Frequently asked questions
- Can I bill for a change order that's approved but not yet signed by everyone?
- Not safely. 'Approved' for billing purposes means fully executed per the contract — every required signature. A CO that's verbally blessed or signed by only one party is still pending, and including it invites rejection of the whole application. If approval is genuinely done and only a signature is in transit, ask the payer whether to include it; get the answer in writing.
- How do deductive change orders show up on the pay application?
- As negative amounts: a negative line on the schedule of values, a deduction in the change order summary, and a reduction in the current contract amount. If the deleted scope was partially billed before the deduction, reconcile that line with the payer so earned-to-date never exceeds the reduced line value.
- Do change orders carry the same retainage as base contract work?
- Usually yes — retainage applies to earned value regardless of whether the line came from base scope or a CO, at the contract rate. Some negotiated COs (especially late-project ones) exclude retainage by their own terms.

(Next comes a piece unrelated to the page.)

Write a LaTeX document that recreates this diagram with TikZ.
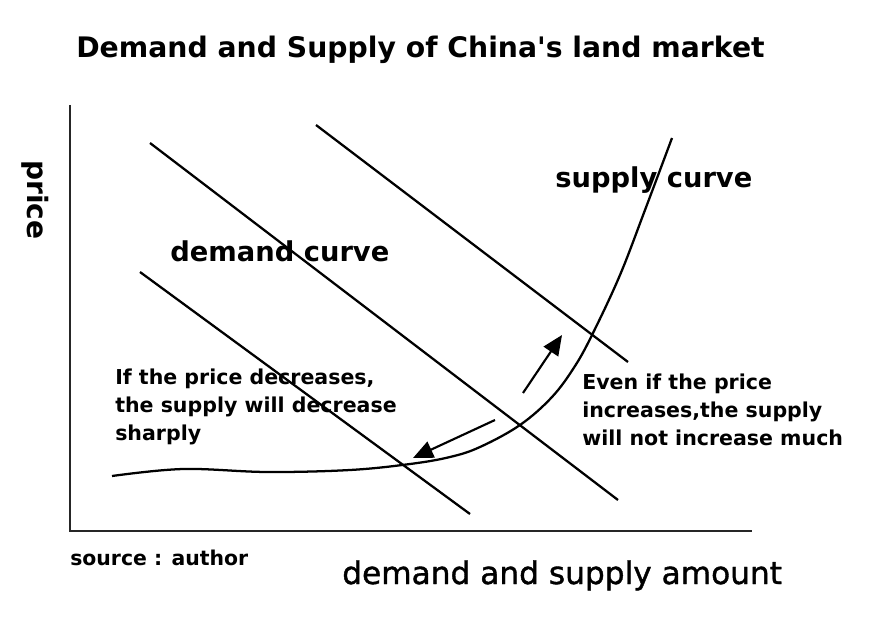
\documentclass[tikz,border=0pt]{standalone}
\usepackage{fontspec}
\setmainfont{DejaVu Sans}[Ligatures=TeXOff]
\usetikzlibrary{arrows.meta}
\tikzset{
  axisline/.style={line width=1.8pt, draw=black!85},
  demandline/.style={line width=1.7pt},
  supplyline/.style={line width=1.7pt},
  bigarrow/.style={line width=1.6pt, -{Triangle[length=15pt,width=13pt]}},
  lbl/.style={font=\bfseries\fontsize{20.5}{24}\selectfont, anchor=base west, inner sep=0pt},
  note/.style={font=\bfseries\fontsize{15.4}{21}\selectfont, anchor=base west, inner sep=0pt, align=left},
}
\begin{document}
\begin{tikzpicture}[x=0.75pt,y=-0.75pt]
\useasboundingbox (0,0) rectangle (880,620);
% axes
\coordinate (top) at (70,105);
\coordinate (origin) at (70,531);
\coordinate (right) at (752,531);
\draw[axisline] (top) -- (origin) -- (right);
% demand lines
\coordinate (d1a) at (140,272); \coordinate (d1b) at (470,514);
\coordinate (d2a) at (150,143); \coordinate (d2b) at (618,500);
\coordinate (d3a) at (316,125); \coordinate (d3b) at (628,362);
\draw[demandline] (d1a) -- (d1b);
\draw[demandline] (d2a) -- (d2b);
\draw[demandline] (d3a) -- (d3b);
% supply curve
\draw[supplyline] plot[smooth, tension=0.6] coordinates {(112,476) (183,469) (267,472) (350,470) (410,464) (450,457) (480,447) (520,425) (552,397) (575,366) (593,333) (620,275) (645,210) (672,138)};
% arrows
\coordinate (u1) at (523,393); \coordinate (u2) at (562,335);
\coordinate (l1) at (495,420); \coordinate (l2) at (413,458);
\draw[bigarrow] (u1) -- (u2);
\draw[bigarrow] (l1) -- (l2);
% texts
\node[font=\bfseries\fontsize{21.2}{24}\selectfont, anchor=base west, inner sep=0pt] (title) at (76,58) {Demand and Supply of China's land market};
\node[font=\bfseries\fontsize{21}{24}\selectfont, anchor=base west, inner sep=0pt, rotate=-90] (price) at (27,160) {price};
\node[lbl] (slabel) at (555,188) {supply curve};
\node[lbl] (dlabel) at (170,261) {demand curve};
\node[note] (lnote) at (115,440) {If the price decreases,\\the supply will decrease\\sharply};
\node[note] (rnote) at (582,445) {Even if the price\\increases,the supply\\will not increase much};
\node[font=\bfseries\fontsize{15.3}{18}\selectfont, anchor=base west, inner sep=0pt] (src) at (70,565) {source : author};
\node[font=\fontsize{23.4}{27}\selectfont\addfontfeatures{FakeBold=1.2}, anchor=base west, inner sep=0pt] (xlabel) at (342,584) {demand and supply amount};
\end{tikzpicture}
\end{document}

Follow whatever the CO document says; where it's silent, the contract's retainage clause governs.
- What's the difference between a change order and a field directive?
- A field directive is an instruction to proceed with changed work, often issued before the price is agreed; a change order is the signed agreement that changes the contract amount. Directives get the work started and prove it was ordered; only the executed change order makes it billable on a pay application.
- Where does change order work go if I'm billing percent complete?
- Each CO line carries its own scheduled value and its own percent complete, exactly like a base line. Project-level percent complete is total work completed & stored to date divided by the current contract amount — so an approved CO can nudge your overall percentage down even though you billed nothing new, simply because the denominator grew.